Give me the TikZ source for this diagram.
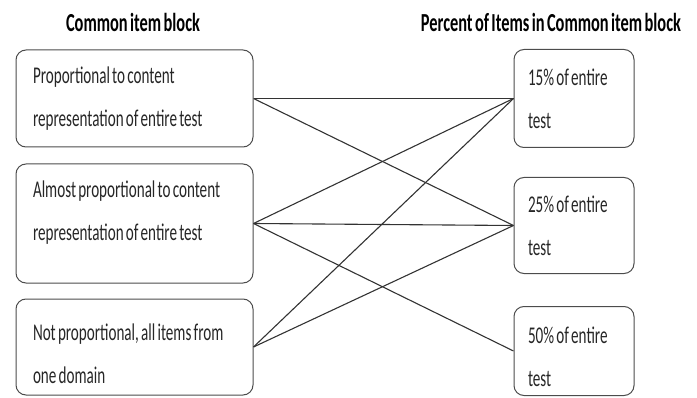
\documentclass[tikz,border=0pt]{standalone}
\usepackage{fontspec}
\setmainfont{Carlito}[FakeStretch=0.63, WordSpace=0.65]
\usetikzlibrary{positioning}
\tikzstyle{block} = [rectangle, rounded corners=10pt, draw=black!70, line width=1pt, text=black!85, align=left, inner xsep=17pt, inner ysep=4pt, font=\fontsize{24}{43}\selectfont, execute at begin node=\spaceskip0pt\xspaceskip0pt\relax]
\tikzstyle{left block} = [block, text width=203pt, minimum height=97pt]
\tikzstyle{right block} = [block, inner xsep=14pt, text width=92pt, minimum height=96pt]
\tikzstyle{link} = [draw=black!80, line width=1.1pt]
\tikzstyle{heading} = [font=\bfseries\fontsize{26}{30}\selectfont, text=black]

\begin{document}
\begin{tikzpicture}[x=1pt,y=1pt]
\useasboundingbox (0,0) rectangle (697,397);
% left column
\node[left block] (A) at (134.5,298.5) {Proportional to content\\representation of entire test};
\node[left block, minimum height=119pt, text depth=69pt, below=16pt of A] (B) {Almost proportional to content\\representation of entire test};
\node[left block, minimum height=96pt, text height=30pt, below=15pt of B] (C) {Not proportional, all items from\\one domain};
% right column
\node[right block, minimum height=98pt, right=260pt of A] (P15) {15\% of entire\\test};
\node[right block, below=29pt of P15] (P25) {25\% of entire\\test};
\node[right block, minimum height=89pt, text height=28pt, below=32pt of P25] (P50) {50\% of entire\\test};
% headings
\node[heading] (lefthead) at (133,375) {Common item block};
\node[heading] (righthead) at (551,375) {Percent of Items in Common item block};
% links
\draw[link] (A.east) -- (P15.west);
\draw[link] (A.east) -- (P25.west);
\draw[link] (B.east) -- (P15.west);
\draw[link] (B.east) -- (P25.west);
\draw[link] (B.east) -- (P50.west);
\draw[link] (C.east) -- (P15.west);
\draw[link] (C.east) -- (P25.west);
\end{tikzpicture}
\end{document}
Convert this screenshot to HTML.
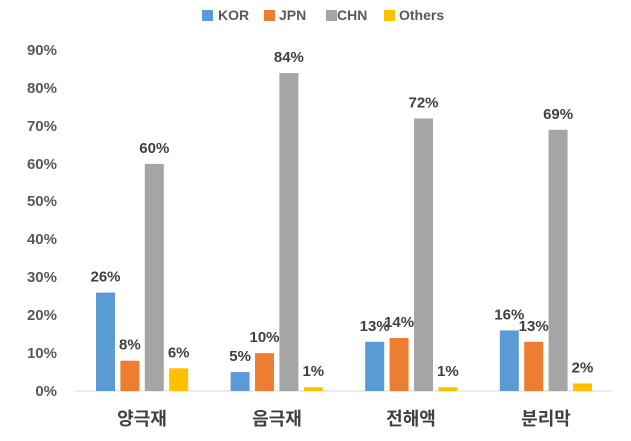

------------------------------------------------------------------------

What comes back should match the records exactly, minus any pictures.

Give me the TikZ source for this diagram.
\documentclass[tikz,border=0pt]{standalone}
\usepackage{fontspec}
\setmainfont{Carlito}[FakeStretch=0.63, WordSpace=0.65]
\usetikzlibrary{positioning}
\tikzstyle{block} = [rectangle, rounded corners=10pt, draw=black!70, line width=1pt, text=black!85, align=left, inner xsep=17pt, inner ysep=4pt, font=\fontsize{24}{43}\selectfont, execute at begin node=\spaceskip0pt\xspaceskip0pt\relax]
\tikzstyle{left block} = [block, text width=203pt, minimum height=97pt]
\tikzstyle{right block} = [block, inner xsep=14pt, text width=92pt, minimum height=96pt]
\tikzstyle{link} = [draw=black!80, line width=1.1pt]
\tikzstyle{heading} = [font=\bfseries\fontsize{26}{30}\selectfont, text=black]

\begin{document}
\begin{tikzpicture}[x=1pt,y=1pt]
\useasboundingbox (0,0) rectangle (697,397);
% left column
\node[left block] (A) at (134.5,298.5) {Proportional to content\\representation of entire test};
\node[left block, minimum height=119pt, text depth=69pt, below=16pt of A] (B) {Almost proportional to content\\representation of entire test};
\node[left block, minimum height=96pt, text height=30pt, below=15pt of B] (C) {Not proportional, all items from\\one domain};
% right column
\node[right block, minimum height=98pt, right=260pt of A] (P15) {15\% of entire\\test};
\node[right block, below=29pt of P15] (P25) {25\% of entire\\test};
\node[right block, minimum height=89pt, text height=28pt, below=32pt of P25] (P50) {50\% of entire\\test};
% headings
\node[heading] (lefthead) at (133,375) {Common item block};
\node[heading] (righthead) at (551,375) {Percent of Items in Common item block};
% links
\draw[link] (A.east) -- (P15.west);
\draw[link] (A.east) -- (P25.west);
\draw[link] (B.east) -- (P15.west);
\draw[link] (B.east) -- (P25.west);
\draw[link] (B.east) -- (P50.west);
\draw[link] (C.east) -- (P15.west);
\draw[link] (C.east) -- (P25.west);
\end{tikzpicture}
\end{document}
Convert this screenshot to HTML.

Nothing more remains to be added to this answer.